The triangulated relationship between smoking, bars, and men opens up questions about how and where women—such as Sally of the Trovillion Tavern, or Jean of the 21 Club, or even the girl who chases boys in "The Bartender Knows"—fit into this homosocial economy. For years, critics of Virginia Slims' "You've Come a Long Way, Baby" ad have railed against how the cigarette company conflates the act of smoking with actual progress in women's rights. Following a chain of associations from cigarette to poetic matchbook to bar, one better understands the significance of that one Virginia Slim smokey treat: it not only represents a breaking of social taboos against women smoking, but it purports to allow women into the masculine discursive space of the tavern with its kept secrets, its inebriation, and its escape from the home.

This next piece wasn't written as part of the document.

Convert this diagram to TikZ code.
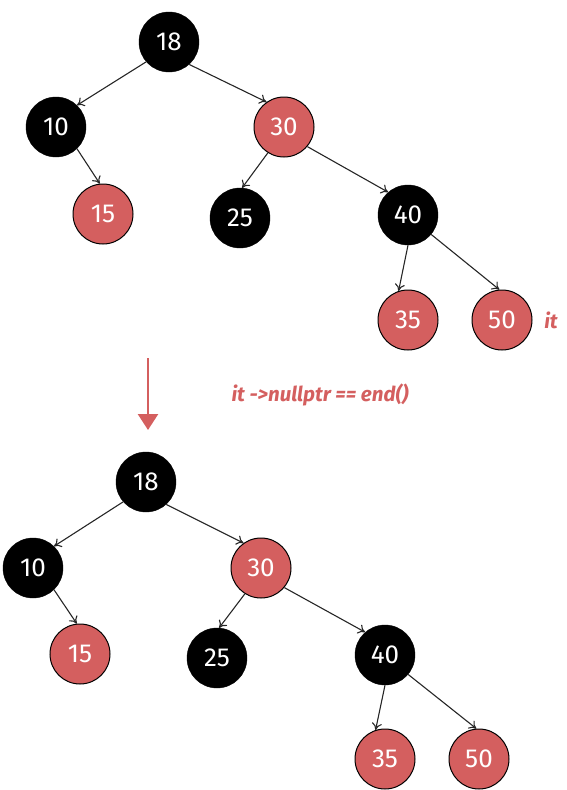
\documentclass[tikz,border=0pt]{standalone}
\usepackage{fontspec}
\setmainfont{Fira Sans}
\usetikzlibrary{arrows.meta}
\definecolor{rbred}{HTML}{D45F5F}
\tikzset{
  rbnode/.style={circle, minimum size=60pt, inner sep=0pt, text=white, font=\fontsize{26}{28}\selectfont},
  blk/.style={rbnode, fill=black, draw=black},
  rd/.style={rbnode, fill=rbred, draw=black, line width=1pt},
  edge/.style={-{To[length=7pt,width=10pt]}, line width=1.1pt, black!85},
  lbl/.style={text=rbred, font=\fontsize{20.5}{22}\selectfont\bfseries\itshape},
}
\begin{document}
\begin{tikzpicture}[x=1pt,y=-1pt]
\useasboundingbox (0,0) rectangle (566,790);
% top tree
\node[blk] (a18) at (169,42) {18};
\node[blk] (a10) at (56,127) {10};
\node[rd]  (a30) at (284,127) {30};
\node[rd]  (a15) at (103,214) {15};
\node[blk] (a25) at (240,218) {25};
\node[blk] (a40) at (408,215) {40};
\node[rd]  (a35) at (408,320) {35};
\node[rd]  (a50) at (502,320) {50};
\node[lbl] (it) at (551,320) {it};
\draw[edge] (a18.221) -- (a10.46);
\draw[edge] (a18.-48) -- (a30.125);
\draw[edge] (a10.-46) -- (a15.96);
\draw[edge] (a30.-122) -- (a25.86);
\draw[edge] (a30.-40) -- (a40.131);
\draw[edge] (a40.south) -- (a35.108);
\draw[edge] (a40.-40) -- (a50.95);
% transition arrow
\coordinate (t1) at (148,358);
\coordinate (t2) at (148,430);
\draw[rbred, line width=2.6pt, -{Triangle[length=16pt,width=20pt]}] (t1) -- (t2);
\node[lbl] (cap) at (320,395) {it ->nullptr == end()};
% bottom tree
\node[blk] (b18) at (146,482) {18};
\node[blk] (b10) at (33,568) {10};
\node[rd]  (b30) at (261,568) {30};
\node[rd]  (b15) at (80,654) {15};
\node[blk] (b25) at (217,658) {25};
\node[blk] (b40) at (385,655) {40};
\node[rd]  (b35) at (385,759) {35};
\node[rd]  (b50) at (479,759) {50};
\draw[edge] (b18.221) -- (b10.46);
\draw[edge] (b18.-48) -- (b30.125);
\draw[edge] (b10.-46) -- (b15.96);
\draw[edge] (b30.-122) -- (b25.86);
\draw[edge] (b30.-40) -- (b40.131);
\draw[edge] (b40.south) -- (b35.108);
\draw[edge] (b40.-40) -- (b50.95);
\end{tikzpicture}
\end{document}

Virginia Slims doesn't just equate smoking with women's rights; it defines equal rights, one can argue, as men's and women's equal access to the smoking and drinking that takes place in the commercial space of the bar.

Of course, this access to the bar is only a conceptual one for, as these poems show, the actual space of the bar remained a masculine place where the "he" at Trovillion Tavern, for example, can fantasize about being out of the emasculating house when he can hoist a glass, lift a cigarette and, full of his manhood, "rise again."